В воскресенье вечером папа тоже идет со мной на прогулку. Мы идем вдоль Докторспроменаден к электростанции, потом возвращаемся назад. Папа и я, рука в руке, как влюбленная пара… или как будто бы я — это мама. Проходя вдоль Этран[25], мы думаем об одном и том же — приближается весна. Снег уже начал таять на холмах, вода в речке цвета золы, она мчится с шумом, который я помню с младенчества и который, наверное, будет продолжаться вечно. На поверхности кружатся тающие льдины и мохнатые ветки. Мы останавливаемся у развалин крепости и смотрим на Тулльбру, его белые, похожие на гигантские куски сахара камни. На дне ручья что-то шевелится… мне кажется, я вижу свечу и охваченную огнем фигуру женщины.

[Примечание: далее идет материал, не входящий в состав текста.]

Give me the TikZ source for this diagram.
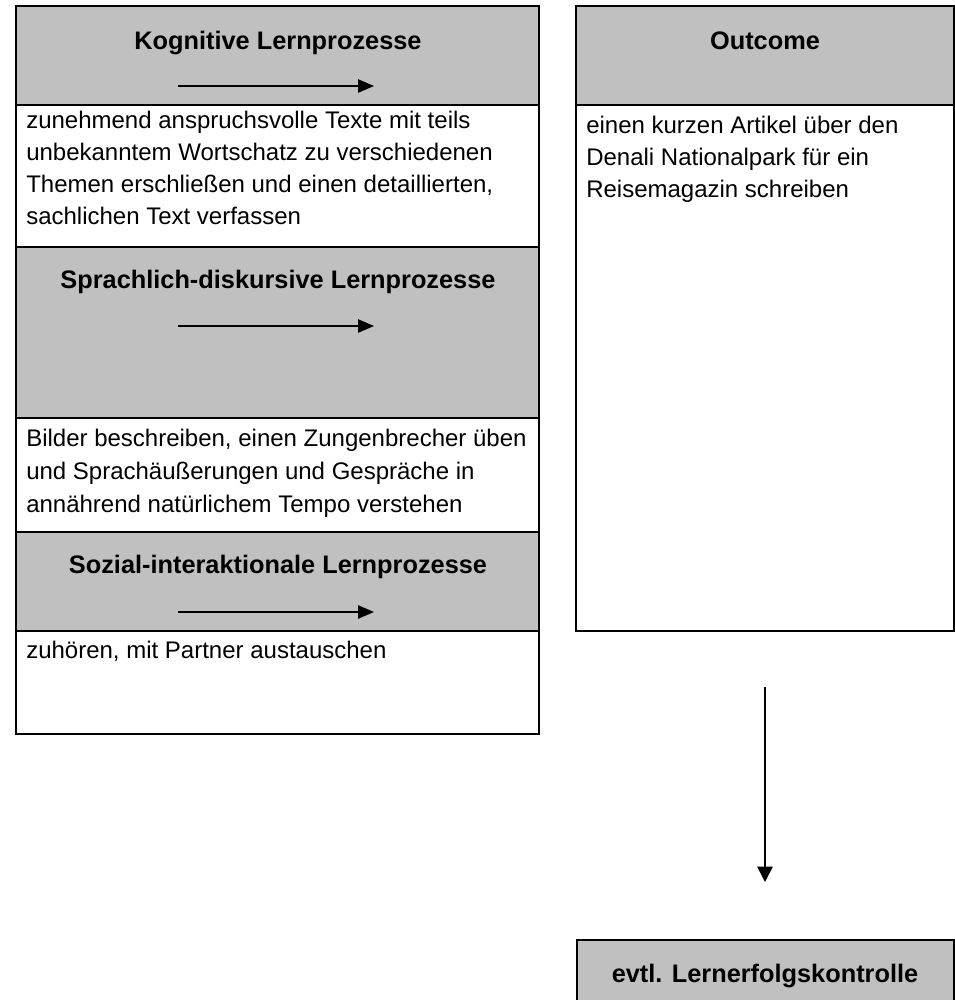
\documentclass[tikz,border=0pt]{standalone}
\usepackage{fontspec}
\setmainfont{Liberation Sans}
\usetikzlibrary{fit,arrows.meta}
\definecolor{boxgray}{RGB}{192,192,192}
\begin{document}
\begin{tikzpicture}[x=0.75pt,y=-0.75pt,
  boxline/.style={draw=black, line width=1.6pt, inner sep=0pt},
  graybox/.style={boxline, fill=boxgray},
  whitebox/.style={boxline, fill=white},
  titletext/.style={font=\fontsize{19}{24}\selectfont\bfseries, inner sep=0pt, anchor=base},
  bodytext/.style={font=\fontsize{18}{24}\selectfont, inner sep=0pt, anchor=base west},
  harrow/.style={line width=1.25pt, -{Triangle[length=12pt,width=10pt]}},
  varrow/.style={line width=1.25pt, -{Triangle[length=11.5pt,width=11.5pt]}}]
\useasboundingbox (0,0) rectangle (955,1000);

% left column
\node[graybox, fit={(16,6)(539,105)}] (g1) {};
\node[whitebox, fit={(16,105)(539,247)}] (w1) {};
\node[graybox, fit={(16,247)(539,418)}] (g2) {};
\node[whitebox, fit={(16,418)(539,532)}] (w2) {};
\node[graybox, fit={(16,532)(539,631)}] (g3) {};
\node[whitebox, fit={(16,631)(539,734)}] (w3) {};

\node[titletext] (t1) at (278,49) {Kognitive Lernprozesse};
\coordinate (a1s) at (178,86); \coordinate (a1e) at (374,86);
\draw[harrow] (a1s) -- (a1e);
\node[bodytext] (b1) at (26,128) {\begin{tabular}[t]{@{}l@{}}zunehmend anspruchsvolle Texte mit teils\\unbekanntem Wortschatz zu verschiedenen\\Themen erschließen und einen detaillierten,\\sachlichen Text verfassen\end{tabular}};

\node[titletext] (t2) at (278,288) {Sprachlich-diskursive Lernprozesse};
\coordinate (a2s) at (178,326); \coordinate (a2e) at (374,326);
\draw[harrow] (a2s) -- (a2e);
\node[bodytext, font=\fontsize{18}{24.75}\selectfont] (b2) at (26,446) {\begin{tabular}[t]{@{}l@{}}Bilder beschreiben, einen Zungenbrecher üben\\und Sprachäußerungen und Gespräche in\\annährend natürlichem Tempo verstehen\end{tabular}};

\node[titletext] (t3) at (278,573) {Sozial-interaktionale Lernprozesse};
\coordinate (a3s) at (178,612); \coordinate (a3e) at (374,612);
\draw[harrow] (a3s) -- (a3e);
\node[bodytext] (b3) at (26,658) {zuhören, mit Partner austauschen};

% right column
\node[graybox, fit={(576,6)(954,105)}] (go) {};
\node[whitebox, fit={(576,105)(954,631)}] (wo) {};
\node[titletext] (to) at (765,49) {Outcome};
\node[bodytext] (bo) at (586,133) {\begin{tabular}[t]{@{}l@{}}einen kurzen Artikel über den\\Denali Nationalpark für ein\\Reisemagazin schreiben\end{tabular}};

\coordinate (vs) at (765,687); \coordinate (ve) at (765,882);
\draw[varrow] (vs) -- (ve);

\node[graybox, fit={(577,940)(954,1012)}] (ge) {};
\node[titletext] (te) at (765,982) {evtl. Lernerfolgskontrolle};
\end{tikzpicture}
\end{document}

Папа стоит рядом, тяжело дышит и старается говорить о чем-нибудь обыденном — наверное, чтобы время шло побыстрее. Неужели он ее не видит — женщину на дне? Я обхватываю плечи руками и смотрю, стараясь не мигать. Что это — утопленница? Вдруг она начинает подниматься, взрывает поверхность воды и исчезает, как облачко дыма, в переплетении мостовых конструкций. Этранская русалка. Она опять показалась людям, надо ждать беды.